Today, many oyster restoration projects in New York focus on reestablishing these oysters beds — not for food (yet), but rather as key components to climate change resiliency. There has been a renaissance in thinking about oysters in New York, largely facilitated by the Billion Oyster Project and others. Their goal, shared by many other New Yorkers, is to bring oysters back to New York City and restore New Yorkers’ connections to this largely forgotten aspect of our heritage. Perhaps by better understanding the extent of the oyster beds and the close connections New Yorkers in the past had with the humble invertebrate, ambitious projects like the Billion Oyster Project will strike a chord with stakeholders, and we can think of these resiliency programs as avenues to restore what was once a key feature of, and a source of pride for, New York City.
A key idea that we can take from our study of historical ecology is that the past can help us to understand the future. Another example of how we can apply this is by combining museum collections, historic field notes and observations, and old records to study how fish populations have changed in Central New York. By understanding how the ecosystems have changed — how fish populations and community compositions have shifted and which factors were responsible for these shifts — we are better able to determine conservation priorities and predict the effects of future changes.
Within the Oswego River watershed, which encompasses the Fingerlakes region and Oneida Lake, detailed, state-wide surveys have been occurring since the 1920s. Environmental factors such as land use; local, state, and national management decisions and policy initiatives; invasive species; and climate have changed over the century since these surveys began, so by comparing the historic data to modern data we can examine how those changes may have correlated to changes in fish assemblages. This information can give us insight into how to create future adaptive management strategies for conservation and restoration areas in the face of new anthropogenic stressors.
Historic data are important for many studies, but the data are not always easy to find. Physical documents can be lost over time, and issues with cataloging can lead to misplaced data. Even sources of data saved in online repositories can be subject to link rot. In other cases, although data are preserved, they end up split up and spread out over a variety of collections and managers, causing researchers to miss “pieces of the puzzle.” Data repositories managed by organizations such as the Biodiversity Heritage Library, the New York State Museum, and the New York State Department of Environmental Conservation can improve the organization and classification of historic data.

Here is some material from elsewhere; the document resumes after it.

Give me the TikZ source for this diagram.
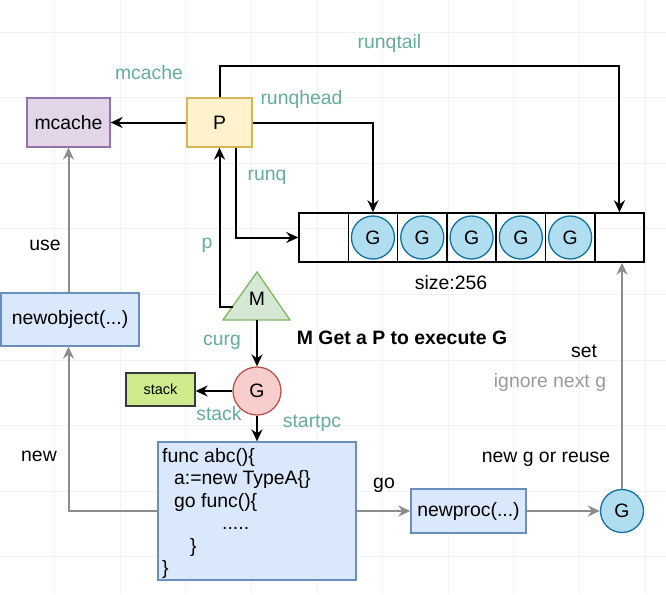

The work in our lab highlights how the past can contribute to a vibrant future and that stable, authoritative and trust-worthy repositories of these documents — such as BHL — can continue to inspire the public, support researchers, and empower communities to think deeply about their past. The real advantage of BHL is keeping our ecological memory intact and not allowing us to collectively forget how beautiful, wild, and diverse ecosystems of the past were. If we succumb to this collective amnesia, we risk setting our conservation bar too low and allowing the dulling of our natural environments to continue without even recognizing our losses.